Je tiens avant tout chose à remercier la délégation de nous donner l'occasion de présenter le dispositif Ac.Sé et de partager nos constats.
Le premier constat concerne le manque de places d'hébergement. En 2003, la loi de sécurité intérieure annonçait la création de 500 places en centres d'hébergement et de réinsertion sociale (CHRS). Or à ce jour, aucune place n'a été créée. Le système actuel de traitement des demandes d'hébergement s'appuie sur les services intégrés de l'accueil et de l'orientation (SIAO). Or, ces derniers ont vocation à traiter les demandes locales, alors que l'éloignement pour danger implique souvent de traiter avec des départements éloignés du lieu de l'exploitation.
Au-delà de la France métropolitaine, le problème de la prise en charge des victimes de la traite des êtres humains se pose de manière très importante en outre-mer. Nous avons essayé à plusieurs reprises d'organiser des missions et de prendre contact avec nos homologues dans les territoires et départements ultramarins, mais la coopération s'avère compliquée. En termes de perspectives de travail, votre délégation pourrait très utilement se pencher sur la question, notamment s'agissant des zones frontalières avec le Brésil où la traite des êtres humains est repérée par les acteurs américains, mais où la France semble absente en termes de prévention, de prise en charge et de formation des professionnels.

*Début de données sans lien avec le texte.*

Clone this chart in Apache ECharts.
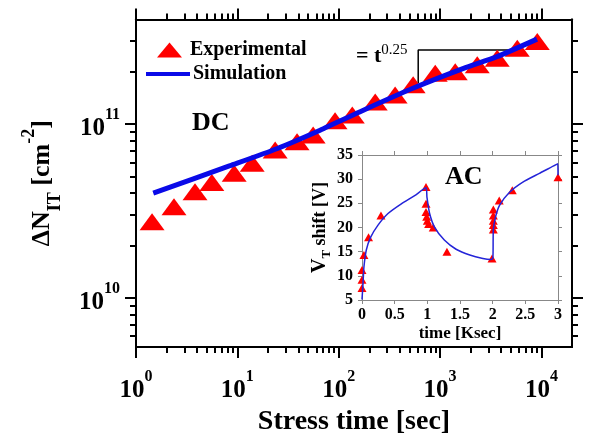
<!DOCTYPE html>
<html>
<head>
<meta charset="utf-8">
<script src="https://cdn.jsdelivr.net/npm/echarts@6/dist/echarts.min.js"></script>
<style>
  html, body { margin: 0; padding: 0; background: #fff; }
  #main { width: 590px; height: 433px; }
</style>
</head>
<body>
<div id="main"></div>
<script>
// DC stress: measured interface traps (triangles) and simulation (line)
var dcTime = [1.44, 2.37, 3.82, 5.6, 9.3, 14, 23.6, 38.8, 55.9, 92, 136, 229, 360, 542, 895, 1410, 2325, 3660, 5770, 9090];
var dcNit = [2.74e10, 3.34e10, 4.07e10, 4.6e10, 5.2e10, 5.94e10, 7.08e10, 7.9e10, 8.64e10, 1.045e11, 1.127e11, 1.34e11, 1.47e11, 1.68e11, 1.96e11, 2.0e11, 2.19e11, 2.39e11, 2.73e11, 2.98e11];
var simTime = [1.48, 8.47, 24.5, 65.5, 175, 546, 1702, 3640, 9030];
var simNit = [4.0e10, 5.75e10, 7.2e10, 9.2e10, 1.2e11, 1.61e11, 2.09e11, 2.44e11, 3.08e11];

// slope bracket (= t^0.25)
var slopeTime = [608, 608, 5150];
var slopeNit = [1.72e11, 2.67e11, 2.67e11];

// AC inset: Vt shift vs time [Ksec]
var acTime = [0, 0, 0, 0.03, 0.1, 0.29, 0.98, 0.98, 0.98, 0.99, 1.0, 1.02, 1.09, 1.3, 1.99, 2.01, 2.01, 2.01, 2.01, 2.01, 2.1, 2.3, 3.0];
var acShift = [7.5, 9.2, 11.2, 14.3, 18.0, 22.5, 28.4, 24.9, 23.2, 22.2, 21.4, 20.7, 20.0, 15.0, 13.6, 19.6, 20.5, 21.4, 22.5, 23.7, 25.6, 27.7, 30.4];
var acSimTime = [0, 0.016, 0.03, 0.066, 0.133, 0.245, 0.398, 0.602, 0.806, 0.98, 0.994, 1.035, 1.11, 1.26, 1.44, 1.65, 1.85, 1.97, 2.003, 2.01, 2.044, 2.105, 2.258, 2.462, 2.716, 2.997, 3.0];
var acSimShift = [5.1, 8.5, 11.9, 15.35, 18.0, 20.5, 22.9, 24.9, 26.6, 28.2, 26.3, 22.9, 20.1, 17.4, 15.5, 14.3, 13.6, 13.4, 13.6, 19.5, 22.2, 24.6, 27.3, 29.4, 31.2, 33.2, 30.8];

// axis ranges and ticks (real units)
var xRange = [1, 20000];
var yRange = [5.2e9, 4e11];
var xMajorTicks = [1, 10, 100, 1000, 10000];
var xMinorTicks = [2, 3, 4, 5, 6, 7, 8, 9, 20, 30, 40, 50, 60, 70, 80, 90, 200, 300, 400, 500, 600, 700, 800, 900, 2000, 3000, 4000, 5000, 6000, 7000, 8000, 9000];
var yMajorTicks = [1e10, 1e11];
var yMinorTicks = [6e9, 7e9, 8e9, 9e9, 2e10, 3e10, 4e10, 5e10, 6e10, 7e10, 8e10, 9e10, 2e11, 3e11];

var FONT = 'Liberation Serif';

// the main plot is log-log: values go to the axes as decades
function lg(arr) {
  return arr.map(function (v) { return Math.log10(v); });
}

function zip(a, b) {
  return a.map(function (v, i) { return [v, b[i]]; });
}

function powLabel(v) {
  return '{b|10}{s|' + Math.round(v) + '}';
}

var powRich = {
  b: { fontFamily: FONT, fontWeight: 'bold', fontSize: 25, lineHeight: 34, color: '#000', verticalAlign: 'bottom' },
  s: { fontFamily: FONT, fontWeight: 'bold', fontSize: 16, lineHeight: 16, color: '#000', verticalAlign: 'top' }
};

var black = { color: '#000', width: 2 };
var gray = { color: '#888', width: 1 };

// grid 0: minor ticks (and the series); grid 1 (same box): major ticks and labels
function decAxis(grid, pos, range, ticks, len, margin) {
  var r = lg(range);
  return {
    type: 'value', gridIndex: grid, position: pos, min: r[0], max: r[1],
    axisLine: { show: true, onZero: false, lineStyle: black },
    axisTick: { show: true, length: len, lineStyle: black, customValues: lg(ticks) },
    axisLabel: margin ? { show: true, customValues: lg(ticks), margin: margin, formatter: powLabel, rich: powRich } : { show: false },
    splitLine: { show: false }
  };
}

var chart = echarts.init(document.getElementById('main'));

var xAxes = [
  decAxis(0, 'bottom', xRange, xMinorTicks, 6, 0),
  decAxis(0, 'top', xRange, xMinorTicks, 6, 0),
  decAxis(1, 'bottom', xRange, xMajorTicks, 11, 22),
  decAxis(1, 'top', xRange, xMajorTicks, 11, 0),
  {
    type: 'value', gridIndex: 2, position: 'bottom', min: 0, max: 3, interval: 0.5,
    axisLine: { onZero: false, lineStyle: gray }, axisTick: { length: 4, lineStyle: gray },
    axisLabel: { margin: 7, color: '#000', fontFamily: FONT, fontWeight: 'bold', fontSize: 16 },
    splitLine: { show: false },
    name: 'time [Ksec]', nameLocation: 'middle', nameGap: 25,
    nameTextStyle: { color: '#000', fontFamily: FONT, fontWeight: 'bold', fontSize: 17 }
  },
  {
    type: 'value', gridIndex: 2, position: 'top', min: 0, max: 3, interval: 0.5,
    axisLine: { onZero: false, lineStyle: gray }, axisTick: { length: 4, lineStyle: gray },
    axisLabel: { show: false }, splitLine: { show: false }
  }
];
xAxes[2].name = 'Stress time [sec]';
xAxes[2].nameLocation = 'middle';
xAxes[2].nameGap = 55;
xAxes[2].nameTextStyle = { color: '#000', fontFamily: FONT, fontWeight: 'bold', fontSize: 28, lineHeight: 28 };

var yAxes = [
  decAxis(0, 'left', yRange, yMinorTicks, 6, 0),
  decAxis(0, 'right', yRange, yMinorTicks, 6, 0),
  decAxis(1, 'left', yRange, yMajorTicks, 11, 16),
  decAxis(1, 'right', yRange, yMajorTicks, 11, 0),
  {
    type: 'value', gridIndex: 2, position: 'left', min: 5, max: 35, interval: 5,
    axisLine: { onZero: false, lineStyle: gray }, axisTick: { length: 4, lineStyle: gray },
    axisLabel: { margin: 9, color: '#000', fontFamily: FONT, fontWeight: 'bold', fontSize: 16 },
    splitLine: { show: false },
    name: '{v|V}{t|T}{a| shift [V]}', nameLocation: 'middle', nameGap: 27,
    nameTextStyle: {
      rich: {
        v: { fontFamily: FONT, fontWeight: 'bold', fontSize: 20, lineHeight: 26, color: '#000', verticalAlign: 'middle' },
        t: { fontFamily: FONT, fontWeight: 'bold', fontSize: 13, lineHeight: 13, color: '#000', verticalAlign: 'bottom' },
        a: { fontFamily: FONT, fontWeight: 'bold', fontSize: 18, lineHeight: 26, color: '#000', verticalAlign: 'middle' }
      }
    }
  },
  {
    type: 'value', gridIndex: 2, position: 'right', min: 5, max: 35, interval: 5,
    axisLine: { onZero: false, lineStyle: gray }, axisTick: { length: 4, lineStyle: gray },
    axisLabel: { show: false }, splitLine: { show: false }
  }
];
yAxes[2].name = '{a|\u0394N}{sub|IT}{a| [cm}{sup|-2}{a|]}';
yAxes[2].nameLocation = 'middle';
yAxes[2].nameGap = 72;
yAxes[2].nameTextStyle = {
  rich: {
    a: { fontFamily: FONT, fontWeight: 'bold', fontSize: 26, lineHeight: 44, color: '#000', verticalAlign: 'middle' },
    sub: { fontFamily: FONT, fontWeight: 'bold', fontSize: 18, lineHeight: 18, color: '#000', verticalAlign: 'bottom' },
    sup: { fontFamily: FONT, fontWeight: 'bold', fontSize: 18, lineHeight: 18, color: '#000', verticalAlign: 'top' }
  }
};

var option = {
  animation: false,
  backgroundColor: '#fff',
  textStyle: { fontFamily: FONT },
  grid: [
    { left: 136, right: 18, top: 19.4, bottom: 86, outerBoundsMode: 'none' },
    { left: 136, right: 18, top: 19.4, bottom: 86, outerBoundsMode: 'none' },
    { left: 362, right: 32, top: 155, bottom: 133, outerBoundsMode: 'none', show: true, backgroundColor: '#fff', borderWidth: 0 }
  ],
  legend: [
    {
      data: [{ name: 'Experimental', icon: 'triangle' }],
      left: 152, top: 35, itemWidth: 25, itemHeight: 15,
      textStyle: { color: '#000', fontFamily: FONT, fontWeight: 'bold', fontSize: 20, padding: [0, 0, 0, 3] }
    },
    {
      data: [{ name: 'Simulation', icon: 'rect' }],
      left: 141, top: 59, itemWidth: 44, itemHeight: 4,
      textStyle: { color: '#000', fontFamily: FONT, fontWeight: 'bold', fontSize: 20, padding: [0, 0, 0, -2] }
    }
  ],
  xAxis: xAxes,
  yAxis: yAxes,
  graphic: [
    {
      type: 'text', left: 192, top: 110, z: 10,
      style: { text: 'DC', fill: '#000', font: 'bold 26px "Liberation Serif"' }
    },
    {
      type: 'text', left: 445, top: 164, z: 10,
      style: { text: 'AC', fill: '#000', font: 'bold 26px "Liberation Serif"' }
    },
    {
      type: 'text', left: 356, top: 43, z: 10,
      style: {
        text: '{a|= t}{s|0.25}',
        rich: {
          a: { fontFamily: FONT, fontWeight: 'bold', fontSize: 22, lineHeight: 24, fill: '#000', verticalAlign: 'bottom' },
          s: { fontFamily: FONT, fontSize: 15, lineHeight: 15, fill: '#000', verticalAlign: 'top' }
        }
      }
    }
  ],
  series: [
    {
      name: 'Experimental', type: 'scatter', xAxisIndex: 0, yAxisIndex: 0,
      symbol: 'triangle', symbolSize: [25, 17],
      itemStyle: { color: '#ff0000', opacity: 1 },
      data: zip(lg(dcTime), lg(dcNit)), z: 3
    },
    {
      name: 'Simulation', type: 'line', xAxisIndex: 0, yAxisIndex: 0,
      showSymbol: false, symbol: 'none', smooth: 0.2,
      itemStyle: { color: '#0a0ae8' },
      lineStyle: { color: '#0a0ae8', width: 5 },
      data: zip(lg(simTime), lg(simNit)), z: 4
    },
    {
      name: 'slope', type: 'line', xAxisIndex: 0, yAxisIndex: 0,
      symbol: 'none', silent: true,
      lineStyle: { color: '#000', width: 1.5 },
      data: zip(lg(slopeTime), lg(slopeNit)), z: 2
    },
    {
      name: 'AC sim', type: 'line', xAxisIndex: 4, yAxisIndex: 4,
      symbol: 'none', smooth: 0.2,
      lineStyle: { color: '#2424d8', width: 1.5 },
      data: zip(acSimTime, acSimShift), z: 5
    },
    {
      name: 'AC exp', type: 'scatter', xAxisIndex: 4, yAxisIndex: 4,
      symbol: 'triangle', symbolSize: [9, 8],
      itemStyle: { color: '#ff0000', opacity: 1 },
      data: zip(acTime, acShift), z: 4
    }
  ]
};

chart.setOption(option);
</script>
</body>
</html>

Comme Geneviève Colas, j'insisterai à mon tour sur la problématique de l'exploitation sexuelle des mineurs. Nous observons un abaissement préoccupant de l'âge des victimes que nos équipes rencontrent dans la rue, et nous souffrons d'un manque d'outillage patent sur cette question. Les mineurs relèvent de l'autorité des conseils départementaux, qui n'ont pas les capacités matérielles de prendre en charge les victimes et dont les personnels ne sont pas formés à ce type accueil.
J'évoquerai enfin la question de l'identification des victimes de traite. Les associations se sont longtemps concentrées sur les victimes de l'exploitation sexuelle, relativement plus faciles à approcher, le lieu d'exploitation étant souvent l'espace public. Pour les personnes victimes de formes d'exploitation telles que le travail forcé ou l'esclavage domestique, c'est autre chose. Un travail de fond doit être mené sur la formation des professionnels pour améliorer l'identification des victimes. Je pense notamment aux travailleurs sociaux, aux forces de l'ordre et aux magistrats. Ces derniers sont très performants sur la question du proxénétisme, mais encore peu ouverts sur les autres formes de traite des êtres humains. Or le faible nombre de condamnations au titre de la traite des êtres humains contribue à la faible visibilité du phénomène.
Pour terminer, je vous invite à vous rendre dans le département des Alpes-Maritimes où, après des années de travail, nous sommes parvenus avec les services de l'État et les associations, à mettre en place une politique cohérente d'accueil et de protection des victimes de traite, fondée sur la coordination de l'ensemble des acteurs du secteur.